I was reminded of that this morning as I was inch-worming across the football field. When I participated in my first bootcamp, the inch-worm was my nemesis. I just couldn’t do them. I knew I’d never get any better at them. And I didn’t for a long, long time. You know why? I was convinced I sucked at them. So I did.
Then I changed my story I was telling myself — and now I’m one the fastest inch-wormer on the field. One thing doing PLS has taught me — once you get your mind out of the way, your body can do amazing things.
Let me repeat that: Once you get your mind out of the way, your body can do amazing things.
But you have to change your story. And that’s hard. First you have to figured out what your story is going to be. Then you have to attack it will gusto. That’s even harder. Change is scary. I know first hand.
I caught up with a couple of friends lately. Both had been laid off from their dream jobs a few years ago. One has recovered and is thriving. The other, well, he’s not doing so well. I listened to their stories about how the past seven years have treated them. The one who is failing was still a martyr. He got screwed. It’s not fair. He’d given up hope. I’d put my kids’ meager college fund on the line to say his life won’t get better.

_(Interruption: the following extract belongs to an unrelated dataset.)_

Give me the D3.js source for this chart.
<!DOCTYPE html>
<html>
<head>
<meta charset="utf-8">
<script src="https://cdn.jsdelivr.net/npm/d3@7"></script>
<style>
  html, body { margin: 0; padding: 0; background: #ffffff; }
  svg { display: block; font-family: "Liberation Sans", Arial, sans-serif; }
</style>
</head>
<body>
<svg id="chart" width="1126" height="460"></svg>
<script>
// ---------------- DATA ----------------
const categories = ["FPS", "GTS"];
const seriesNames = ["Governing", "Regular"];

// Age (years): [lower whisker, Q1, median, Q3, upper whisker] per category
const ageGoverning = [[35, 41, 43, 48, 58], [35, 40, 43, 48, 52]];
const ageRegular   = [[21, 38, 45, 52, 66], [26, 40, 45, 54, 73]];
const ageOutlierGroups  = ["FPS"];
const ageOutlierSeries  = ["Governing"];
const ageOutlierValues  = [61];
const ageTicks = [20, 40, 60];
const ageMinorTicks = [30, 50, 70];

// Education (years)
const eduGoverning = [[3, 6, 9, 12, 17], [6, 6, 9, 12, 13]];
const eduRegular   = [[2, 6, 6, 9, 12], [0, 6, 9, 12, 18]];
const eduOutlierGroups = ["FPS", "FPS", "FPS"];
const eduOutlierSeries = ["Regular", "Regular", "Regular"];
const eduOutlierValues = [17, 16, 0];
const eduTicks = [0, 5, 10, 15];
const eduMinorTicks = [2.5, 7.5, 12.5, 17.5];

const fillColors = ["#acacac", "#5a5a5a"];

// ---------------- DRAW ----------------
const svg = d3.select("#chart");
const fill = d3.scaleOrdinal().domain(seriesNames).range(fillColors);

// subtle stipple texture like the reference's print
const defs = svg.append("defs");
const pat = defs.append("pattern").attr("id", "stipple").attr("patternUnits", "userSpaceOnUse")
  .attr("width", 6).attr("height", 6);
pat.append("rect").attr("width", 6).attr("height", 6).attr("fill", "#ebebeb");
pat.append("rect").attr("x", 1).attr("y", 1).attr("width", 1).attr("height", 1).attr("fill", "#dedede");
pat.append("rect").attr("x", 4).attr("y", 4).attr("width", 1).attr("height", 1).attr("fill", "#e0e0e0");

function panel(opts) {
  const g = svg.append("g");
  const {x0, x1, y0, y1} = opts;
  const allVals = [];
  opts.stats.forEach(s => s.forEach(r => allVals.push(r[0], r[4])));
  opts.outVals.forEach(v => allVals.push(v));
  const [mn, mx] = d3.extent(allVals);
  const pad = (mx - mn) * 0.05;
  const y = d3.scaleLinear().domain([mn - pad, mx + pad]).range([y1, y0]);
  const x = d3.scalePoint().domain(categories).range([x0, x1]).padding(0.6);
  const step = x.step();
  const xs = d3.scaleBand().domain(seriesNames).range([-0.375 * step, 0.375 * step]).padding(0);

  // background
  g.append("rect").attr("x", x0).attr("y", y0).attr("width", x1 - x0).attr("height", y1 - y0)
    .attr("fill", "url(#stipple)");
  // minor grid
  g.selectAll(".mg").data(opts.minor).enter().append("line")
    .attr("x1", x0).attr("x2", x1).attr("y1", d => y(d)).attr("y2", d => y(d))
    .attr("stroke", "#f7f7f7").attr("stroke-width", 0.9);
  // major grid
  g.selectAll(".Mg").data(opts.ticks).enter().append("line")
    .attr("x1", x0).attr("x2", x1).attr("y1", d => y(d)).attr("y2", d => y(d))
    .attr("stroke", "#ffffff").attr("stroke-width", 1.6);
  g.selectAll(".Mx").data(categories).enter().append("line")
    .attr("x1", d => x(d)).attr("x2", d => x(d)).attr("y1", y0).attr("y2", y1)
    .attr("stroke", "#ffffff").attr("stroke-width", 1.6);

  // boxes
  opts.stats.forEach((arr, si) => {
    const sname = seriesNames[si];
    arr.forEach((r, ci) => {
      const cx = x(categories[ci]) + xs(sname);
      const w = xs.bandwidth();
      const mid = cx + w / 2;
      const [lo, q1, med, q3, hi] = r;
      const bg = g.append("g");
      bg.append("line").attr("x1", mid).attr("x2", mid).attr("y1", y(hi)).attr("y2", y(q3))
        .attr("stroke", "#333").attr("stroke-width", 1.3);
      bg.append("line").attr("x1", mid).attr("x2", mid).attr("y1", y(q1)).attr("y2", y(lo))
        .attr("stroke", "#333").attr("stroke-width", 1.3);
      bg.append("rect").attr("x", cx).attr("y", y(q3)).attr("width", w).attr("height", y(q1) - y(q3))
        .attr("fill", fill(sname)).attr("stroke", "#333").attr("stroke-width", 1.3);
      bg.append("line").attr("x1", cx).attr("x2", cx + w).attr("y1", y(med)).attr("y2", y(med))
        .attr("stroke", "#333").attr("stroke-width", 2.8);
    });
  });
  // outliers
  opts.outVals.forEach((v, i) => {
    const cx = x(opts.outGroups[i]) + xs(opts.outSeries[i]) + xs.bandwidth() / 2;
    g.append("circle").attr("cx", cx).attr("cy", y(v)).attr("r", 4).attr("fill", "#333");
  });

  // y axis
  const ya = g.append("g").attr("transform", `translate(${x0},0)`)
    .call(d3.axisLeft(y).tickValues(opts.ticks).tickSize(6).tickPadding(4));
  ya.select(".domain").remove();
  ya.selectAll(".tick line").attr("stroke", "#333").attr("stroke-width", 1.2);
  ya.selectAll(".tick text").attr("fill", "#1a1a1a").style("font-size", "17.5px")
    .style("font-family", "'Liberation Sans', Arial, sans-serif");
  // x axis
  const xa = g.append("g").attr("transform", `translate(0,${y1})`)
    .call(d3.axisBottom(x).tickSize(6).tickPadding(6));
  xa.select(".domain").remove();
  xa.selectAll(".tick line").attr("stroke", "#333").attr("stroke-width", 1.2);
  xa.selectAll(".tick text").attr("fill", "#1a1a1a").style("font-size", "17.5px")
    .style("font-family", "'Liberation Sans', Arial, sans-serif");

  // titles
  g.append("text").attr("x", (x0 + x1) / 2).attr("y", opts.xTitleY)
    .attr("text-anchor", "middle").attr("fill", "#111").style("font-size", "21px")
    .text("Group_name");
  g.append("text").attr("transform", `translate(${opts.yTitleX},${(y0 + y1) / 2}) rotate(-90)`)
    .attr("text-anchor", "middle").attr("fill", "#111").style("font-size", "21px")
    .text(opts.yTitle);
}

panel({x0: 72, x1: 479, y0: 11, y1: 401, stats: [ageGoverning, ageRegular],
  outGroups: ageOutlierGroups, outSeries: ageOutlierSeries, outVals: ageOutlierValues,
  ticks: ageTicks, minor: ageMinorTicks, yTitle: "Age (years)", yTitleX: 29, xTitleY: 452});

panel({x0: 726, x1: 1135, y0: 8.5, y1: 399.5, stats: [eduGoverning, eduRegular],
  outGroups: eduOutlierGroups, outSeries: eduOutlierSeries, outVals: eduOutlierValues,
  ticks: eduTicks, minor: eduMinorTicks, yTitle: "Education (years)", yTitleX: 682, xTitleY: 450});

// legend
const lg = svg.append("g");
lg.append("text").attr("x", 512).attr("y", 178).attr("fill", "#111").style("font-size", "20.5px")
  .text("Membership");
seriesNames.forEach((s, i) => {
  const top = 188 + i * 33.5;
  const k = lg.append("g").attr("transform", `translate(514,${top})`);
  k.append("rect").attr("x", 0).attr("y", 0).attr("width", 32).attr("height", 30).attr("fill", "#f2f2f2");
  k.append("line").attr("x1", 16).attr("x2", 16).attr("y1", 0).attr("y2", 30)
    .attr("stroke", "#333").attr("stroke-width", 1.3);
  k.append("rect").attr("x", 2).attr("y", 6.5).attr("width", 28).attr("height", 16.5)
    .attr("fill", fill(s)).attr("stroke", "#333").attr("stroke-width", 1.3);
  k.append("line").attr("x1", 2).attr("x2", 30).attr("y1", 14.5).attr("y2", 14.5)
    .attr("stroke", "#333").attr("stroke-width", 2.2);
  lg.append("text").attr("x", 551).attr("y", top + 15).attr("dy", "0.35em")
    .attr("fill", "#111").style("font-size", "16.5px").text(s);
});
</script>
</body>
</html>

Why? His story is that he is a victim. Being a victim won’t take you very far.
Do I think he has a right to be angry? Hell, yes. I have a few scars myself and I get where he’s coming from. But being pissed off won’t do him any good. He has to change his story.
My second friend struggled at first but eventually found a new job. It wasn’t perfect for him, but he busted his butt and other doors began to open up. I asked him about his layoff and he said. “Yeah, it sucked. But quickly realized it was a blessing in disguise. It forced me out of my comfort zone and got me busy.” He did get busy and his life is better than it was seven years ago.
I felt myself sitting up straighter as I listened to him. That’s the story I want to hear. It’s the storyI want to tell.
I look back at my failures over the past few years. They are all mine. I own them. I didn’t cause some of them initially — but my poor reaction to them allowed them to fester. I’ve succeeded when I owned up to my mistakes and attacked. I’ve failed when I became a martyr.
That was food for thought as I inch-wormed across the football field at 5 a.m. I have stories I need to change. I will do just that. One inch-worm at a time.